Fix: None. This is a fundamental limitation of distributed systems. CRDTs guarantee eventual consistency, not order preservation during partitions.

Lessons Learned

CRDTs are complex but worth it: Implementing OT would have taken months. Yjs worked in days.

Test under load: Our single-server prototype worked perfectly. Scaling revealed race conditions we never anticipated.

Websockets require care: Backpressure, connection limits, and message batching aren't optional. They're critical for reliability.

Monitor everything: We added Prometheus metrics for WebSocket connections, message throughput, Redis latency, and CRDT operation time. These metrics caught issues before users noticed.

Persistence is non-trivial: Snapshotting, compaction, and recovery logic took longer to implement than the core collaboration feature.

Expect the unexpected: Network partitions, corrupted updates, and edge cases happen in production. Design for failure.

The Future: Peer-to-Peer Collaboration

Our architecture uses a central server for simplicity. But CRDTs enable peer-to-peer sync. Clients could connect directly using WebRTC, eliminating the server entirely.

Benefits:

Lower latency (no server hop)
Lower cost (no server infrastructure)
Better privacy (data stays on clients)

Challenges:

NAT traversal (not all clients can connect directly)
Persistence (who stores the canonical state?)
Discovery (how do clients find each other?)

We're experimenting with hybrid architecture: peer-to-peer for active editing, server for persistence and discovery.

Closing Thoughts

Real-time collaboration is one of the most technically interesting problems in web development. It combines distributed systems, networking, conflict resolution, and performance optimization. It looks effortless from the user's perspective but requires extraordinary engineering.

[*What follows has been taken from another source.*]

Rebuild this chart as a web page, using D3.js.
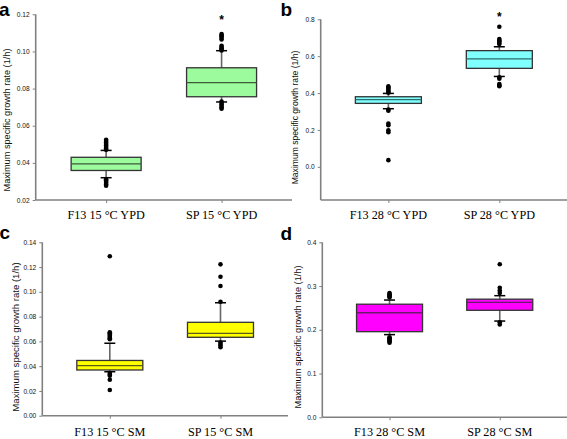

CollabDesk taught me that the hard part isn't building a prototype. It's making it work reliably at scale, handling failures gracefully, and maintaining performance under load.

CRDTs made this achievable. Without Yjs, we would still be debugging OT edge cases. With Yjs, we focused on the unique aspects of our product instead of reinventing collaboration primitives.

If you're building real-time collaboration, use a mature CRDT library. The time you save is worth the trade-offs. And test under load early. The problems you discover will shape your architecture.

Real-time collaboration at scale isn't easy. But it's solvable. And when it works, it feels like magic.